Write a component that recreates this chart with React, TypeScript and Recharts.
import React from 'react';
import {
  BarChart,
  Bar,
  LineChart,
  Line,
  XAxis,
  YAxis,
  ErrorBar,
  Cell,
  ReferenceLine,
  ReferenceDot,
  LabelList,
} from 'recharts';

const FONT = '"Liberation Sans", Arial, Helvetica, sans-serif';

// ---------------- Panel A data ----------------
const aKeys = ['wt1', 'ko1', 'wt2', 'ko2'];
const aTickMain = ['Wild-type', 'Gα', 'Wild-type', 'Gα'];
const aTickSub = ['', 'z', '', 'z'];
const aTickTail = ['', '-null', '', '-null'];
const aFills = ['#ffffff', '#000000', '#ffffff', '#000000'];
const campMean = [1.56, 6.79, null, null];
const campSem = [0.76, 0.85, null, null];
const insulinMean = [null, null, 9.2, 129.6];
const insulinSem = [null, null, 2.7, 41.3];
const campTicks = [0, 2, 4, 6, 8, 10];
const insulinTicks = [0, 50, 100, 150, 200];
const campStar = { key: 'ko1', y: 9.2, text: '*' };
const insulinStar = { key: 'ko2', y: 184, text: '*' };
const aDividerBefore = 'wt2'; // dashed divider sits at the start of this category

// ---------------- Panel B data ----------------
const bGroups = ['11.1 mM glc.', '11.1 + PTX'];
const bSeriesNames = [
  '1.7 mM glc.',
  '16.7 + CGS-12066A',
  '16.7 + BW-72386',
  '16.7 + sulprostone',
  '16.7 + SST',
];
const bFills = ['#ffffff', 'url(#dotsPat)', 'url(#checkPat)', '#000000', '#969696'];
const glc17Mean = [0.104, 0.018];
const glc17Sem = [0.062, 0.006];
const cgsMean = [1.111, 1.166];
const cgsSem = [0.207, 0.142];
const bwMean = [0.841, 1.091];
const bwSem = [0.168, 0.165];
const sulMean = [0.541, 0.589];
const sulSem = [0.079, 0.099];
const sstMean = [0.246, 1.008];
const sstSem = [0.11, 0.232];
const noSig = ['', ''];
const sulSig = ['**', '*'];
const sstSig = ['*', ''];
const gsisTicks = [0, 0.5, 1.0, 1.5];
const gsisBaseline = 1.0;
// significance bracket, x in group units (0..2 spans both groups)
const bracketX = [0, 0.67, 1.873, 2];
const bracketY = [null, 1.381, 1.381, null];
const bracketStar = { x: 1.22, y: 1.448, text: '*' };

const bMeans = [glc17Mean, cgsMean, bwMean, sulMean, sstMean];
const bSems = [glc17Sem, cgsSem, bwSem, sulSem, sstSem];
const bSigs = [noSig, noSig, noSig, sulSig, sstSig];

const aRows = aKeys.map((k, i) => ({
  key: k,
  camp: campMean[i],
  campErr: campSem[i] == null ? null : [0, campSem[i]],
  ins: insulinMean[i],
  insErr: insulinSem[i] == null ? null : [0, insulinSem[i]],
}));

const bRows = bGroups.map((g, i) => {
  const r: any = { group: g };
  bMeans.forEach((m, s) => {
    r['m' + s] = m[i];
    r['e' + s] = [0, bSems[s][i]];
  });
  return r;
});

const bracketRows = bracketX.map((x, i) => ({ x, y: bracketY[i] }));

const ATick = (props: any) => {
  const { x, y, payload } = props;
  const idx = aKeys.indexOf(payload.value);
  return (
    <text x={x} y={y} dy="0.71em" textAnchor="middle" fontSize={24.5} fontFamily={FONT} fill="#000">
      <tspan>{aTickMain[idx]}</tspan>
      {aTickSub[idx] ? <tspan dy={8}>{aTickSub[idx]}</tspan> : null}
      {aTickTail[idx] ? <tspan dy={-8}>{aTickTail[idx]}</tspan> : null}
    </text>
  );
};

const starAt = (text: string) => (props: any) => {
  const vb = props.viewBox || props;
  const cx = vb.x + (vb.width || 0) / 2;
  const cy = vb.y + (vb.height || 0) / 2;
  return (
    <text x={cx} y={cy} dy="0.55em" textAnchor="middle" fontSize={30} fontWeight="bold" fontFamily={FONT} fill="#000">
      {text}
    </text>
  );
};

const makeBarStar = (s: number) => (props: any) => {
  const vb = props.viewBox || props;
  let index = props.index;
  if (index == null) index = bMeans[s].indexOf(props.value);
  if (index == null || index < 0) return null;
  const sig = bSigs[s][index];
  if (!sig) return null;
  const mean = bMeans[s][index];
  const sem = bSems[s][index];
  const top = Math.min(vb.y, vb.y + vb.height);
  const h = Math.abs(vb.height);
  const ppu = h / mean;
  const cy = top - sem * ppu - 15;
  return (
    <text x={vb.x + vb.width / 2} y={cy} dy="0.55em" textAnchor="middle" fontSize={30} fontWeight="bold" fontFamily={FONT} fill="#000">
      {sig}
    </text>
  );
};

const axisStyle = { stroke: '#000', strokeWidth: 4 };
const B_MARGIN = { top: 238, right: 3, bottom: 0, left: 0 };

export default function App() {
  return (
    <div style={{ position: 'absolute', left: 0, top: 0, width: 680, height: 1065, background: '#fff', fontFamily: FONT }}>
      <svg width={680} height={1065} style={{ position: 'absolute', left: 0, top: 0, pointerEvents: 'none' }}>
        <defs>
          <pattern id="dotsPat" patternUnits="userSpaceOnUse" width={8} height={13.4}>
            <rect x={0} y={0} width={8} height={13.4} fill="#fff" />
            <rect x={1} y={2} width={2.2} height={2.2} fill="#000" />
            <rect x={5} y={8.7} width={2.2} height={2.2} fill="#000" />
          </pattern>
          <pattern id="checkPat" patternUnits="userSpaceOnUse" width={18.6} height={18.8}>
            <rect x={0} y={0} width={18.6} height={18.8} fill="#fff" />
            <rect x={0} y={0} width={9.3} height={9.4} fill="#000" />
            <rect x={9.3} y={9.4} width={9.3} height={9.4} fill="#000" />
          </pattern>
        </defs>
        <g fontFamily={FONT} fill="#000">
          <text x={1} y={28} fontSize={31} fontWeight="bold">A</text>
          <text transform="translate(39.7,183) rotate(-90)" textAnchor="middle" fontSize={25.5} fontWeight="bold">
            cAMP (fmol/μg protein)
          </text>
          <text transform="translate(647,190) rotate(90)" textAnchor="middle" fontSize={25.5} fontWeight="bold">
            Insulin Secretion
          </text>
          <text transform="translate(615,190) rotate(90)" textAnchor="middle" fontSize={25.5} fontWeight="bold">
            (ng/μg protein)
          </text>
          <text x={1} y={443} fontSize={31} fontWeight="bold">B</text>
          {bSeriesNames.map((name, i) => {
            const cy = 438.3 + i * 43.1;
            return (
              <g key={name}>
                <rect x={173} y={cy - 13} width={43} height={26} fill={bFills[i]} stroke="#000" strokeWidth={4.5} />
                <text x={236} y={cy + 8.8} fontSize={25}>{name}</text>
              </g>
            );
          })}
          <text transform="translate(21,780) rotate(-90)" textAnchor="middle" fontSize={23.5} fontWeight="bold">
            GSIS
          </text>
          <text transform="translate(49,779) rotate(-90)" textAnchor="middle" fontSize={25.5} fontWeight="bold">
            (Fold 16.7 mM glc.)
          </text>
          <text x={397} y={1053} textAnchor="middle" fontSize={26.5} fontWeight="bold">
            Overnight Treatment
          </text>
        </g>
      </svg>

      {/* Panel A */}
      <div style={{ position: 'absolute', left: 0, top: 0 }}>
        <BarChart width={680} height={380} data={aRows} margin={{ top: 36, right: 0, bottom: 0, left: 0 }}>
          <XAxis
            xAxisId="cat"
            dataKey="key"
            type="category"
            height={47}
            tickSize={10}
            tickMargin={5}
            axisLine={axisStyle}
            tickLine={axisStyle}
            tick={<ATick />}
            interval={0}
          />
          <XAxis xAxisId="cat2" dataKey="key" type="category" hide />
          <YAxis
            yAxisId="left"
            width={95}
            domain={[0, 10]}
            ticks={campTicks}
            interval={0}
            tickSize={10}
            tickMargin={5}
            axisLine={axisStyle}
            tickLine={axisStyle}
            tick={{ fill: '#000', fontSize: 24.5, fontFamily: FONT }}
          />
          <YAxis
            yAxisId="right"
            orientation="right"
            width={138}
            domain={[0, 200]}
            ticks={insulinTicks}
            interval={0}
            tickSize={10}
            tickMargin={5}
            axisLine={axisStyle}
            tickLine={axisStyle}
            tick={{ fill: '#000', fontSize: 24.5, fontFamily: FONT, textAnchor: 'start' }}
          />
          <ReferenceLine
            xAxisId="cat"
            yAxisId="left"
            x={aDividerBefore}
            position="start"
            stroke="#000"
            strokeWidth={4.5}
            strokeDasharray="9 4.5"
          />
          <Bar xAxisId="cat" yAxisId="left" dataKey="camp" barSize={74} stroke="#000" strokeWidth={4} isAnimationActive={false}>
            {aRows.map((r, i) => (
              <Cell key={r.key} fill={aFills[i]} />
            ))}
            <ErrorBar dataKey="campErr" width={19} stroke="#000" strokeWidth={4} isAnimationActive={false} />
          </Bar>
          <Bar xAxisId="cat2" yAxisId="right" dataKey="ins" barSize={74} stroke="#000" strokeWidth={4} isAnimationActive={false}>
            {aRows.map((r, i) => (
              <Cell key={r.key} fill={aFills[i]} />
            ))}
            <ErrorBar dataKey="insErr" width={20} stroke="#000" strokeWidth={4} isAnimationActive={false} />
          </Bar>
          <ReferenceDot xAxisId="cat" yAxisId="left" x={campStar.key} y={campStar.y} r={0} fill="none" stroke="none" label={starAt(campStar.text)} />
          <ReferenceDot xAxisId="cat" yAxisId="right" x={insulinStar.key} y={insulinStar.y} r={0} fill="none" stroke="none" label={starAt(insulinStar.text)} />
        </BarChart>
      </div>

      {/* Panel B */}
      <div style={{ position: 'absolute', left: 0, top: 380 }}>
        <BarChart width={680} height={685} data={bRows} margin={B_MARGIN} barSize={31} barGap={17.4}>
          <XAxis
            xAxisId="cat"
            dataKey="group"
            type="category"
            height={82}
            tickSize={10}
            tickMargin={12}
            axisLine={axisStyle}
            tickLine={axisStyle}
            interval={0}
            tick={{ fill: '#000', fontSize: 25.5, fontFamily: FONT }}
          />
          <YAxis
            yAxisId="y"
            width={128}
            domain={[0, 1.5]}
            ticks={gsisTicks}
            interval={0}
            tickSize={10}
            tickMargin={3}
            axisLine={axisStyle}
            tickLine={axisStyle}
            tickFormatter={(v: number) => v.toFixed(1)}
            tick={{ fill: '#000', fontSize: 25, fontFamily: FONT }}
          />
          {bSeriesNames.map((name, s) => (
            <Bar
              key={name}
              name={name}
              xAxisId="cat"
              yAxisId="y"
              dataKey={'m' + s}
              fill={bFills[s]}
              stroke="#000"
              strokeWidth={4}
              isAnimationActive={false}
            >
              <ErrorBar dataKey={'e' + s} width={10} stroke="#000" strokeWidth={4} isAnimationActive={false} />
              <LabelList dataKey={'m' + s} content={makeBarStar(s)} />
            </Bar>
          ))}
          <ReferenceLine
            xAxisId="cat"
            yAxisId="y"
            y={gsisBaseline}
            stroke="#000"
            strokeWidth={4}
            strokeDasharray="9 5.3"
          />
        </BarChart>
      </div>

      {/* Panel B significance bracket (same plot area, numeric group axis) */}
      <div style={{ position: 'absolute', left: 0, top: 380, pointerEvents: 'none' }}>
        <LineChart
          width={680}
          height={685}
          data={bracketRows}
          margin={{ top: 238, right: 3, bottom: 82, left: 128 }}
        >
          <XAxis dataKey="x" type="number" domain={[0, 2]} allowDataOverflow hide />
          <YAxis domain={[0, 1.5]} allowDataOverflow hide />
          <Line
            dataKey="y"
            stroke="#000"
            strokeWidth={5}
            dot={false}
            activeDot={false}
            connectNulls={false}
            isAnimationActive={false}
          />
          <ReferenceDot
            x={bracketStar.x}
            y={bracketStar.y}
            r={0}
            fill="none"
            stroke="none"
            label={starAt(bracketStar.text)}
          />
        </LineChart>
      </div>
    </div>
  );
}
⁂
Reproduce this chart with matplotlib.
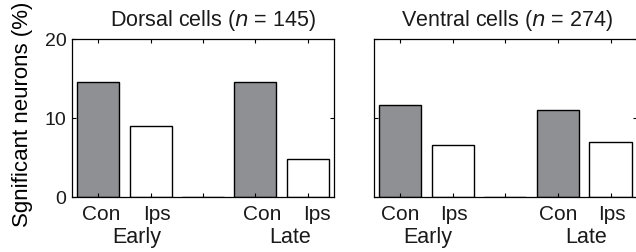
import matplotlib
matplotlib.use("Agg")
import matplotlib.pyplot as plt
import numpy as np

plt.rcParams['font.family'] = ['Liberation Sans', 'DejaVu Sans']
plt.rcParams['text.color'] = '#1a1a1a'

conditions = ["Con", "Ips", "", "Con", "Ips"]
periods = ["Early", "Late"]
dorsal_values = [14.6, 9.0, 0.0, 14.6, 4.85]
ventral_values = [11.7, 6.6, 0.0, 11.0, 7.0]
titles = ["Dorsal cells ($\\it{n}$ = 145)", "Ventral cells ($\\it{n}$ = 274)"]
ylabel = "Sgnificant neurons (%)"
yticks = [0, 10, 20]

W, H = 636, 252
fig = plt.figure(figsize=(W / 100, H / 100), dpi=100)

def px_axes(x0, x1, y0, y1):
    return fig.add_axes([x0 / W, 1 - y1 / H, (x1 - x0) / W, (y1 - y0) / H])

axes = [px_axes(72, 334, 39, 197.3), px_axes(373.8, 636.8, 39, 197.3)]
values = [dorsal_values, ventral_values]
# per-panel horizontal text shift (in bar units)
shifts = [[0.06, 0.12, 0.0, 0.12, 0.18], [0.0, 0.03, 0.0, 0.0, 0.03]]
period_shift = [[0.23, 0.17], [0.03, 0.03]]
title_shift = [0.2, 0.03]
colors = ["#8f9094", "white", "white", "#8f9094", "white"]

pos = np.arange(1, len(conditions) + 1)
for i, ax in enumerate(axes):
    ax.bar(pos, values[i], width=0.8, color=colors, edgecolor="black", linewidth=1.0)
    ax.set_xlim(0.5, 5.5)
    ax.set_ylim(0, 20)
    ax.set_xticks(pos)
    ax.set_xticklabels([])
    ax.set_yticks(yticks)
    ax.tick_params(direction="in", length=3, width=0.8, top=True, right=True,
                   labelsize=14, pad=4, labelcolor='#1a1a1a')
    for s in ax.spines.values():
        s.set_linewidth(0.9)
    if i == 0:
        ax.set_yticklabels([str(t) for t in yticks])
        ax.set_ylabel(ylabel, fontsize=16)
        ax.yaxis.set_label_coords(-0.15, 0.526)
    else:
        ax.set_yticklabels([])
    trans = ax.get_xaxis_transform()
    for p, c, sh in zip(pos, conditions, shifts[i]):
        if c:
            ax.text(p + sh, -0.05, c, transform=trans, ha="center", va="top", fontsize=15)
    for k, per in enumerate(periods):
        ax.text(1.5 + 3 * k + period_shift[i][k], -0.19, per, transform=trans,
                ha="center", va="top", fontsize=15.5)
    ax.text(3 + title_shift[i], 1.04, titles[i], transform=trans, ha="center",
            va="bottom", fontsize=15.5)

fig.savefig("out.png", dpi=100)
⁂
Your goal
Begin with the line containing "Write a component" and end with the line containing "Arial, Helvetica, sans-serif';"; repeat every line from start to finish exactly, and nothing outside them.

Written reply
Write a component that recreates this chart with React, TypeScript and Recharts.
import React from 'react';
import {
  BarChart,
  Bar,
  LineChart,
  Line,
  XAxis,
  YAxis,
  ErrorBar,
  Cell,
  ReferenceLine,
  ReferenceDot,
  LabelList,
} from 'recharts';

const FONT = '"Liberation Sans", Arial, Helvetica, sans-serif';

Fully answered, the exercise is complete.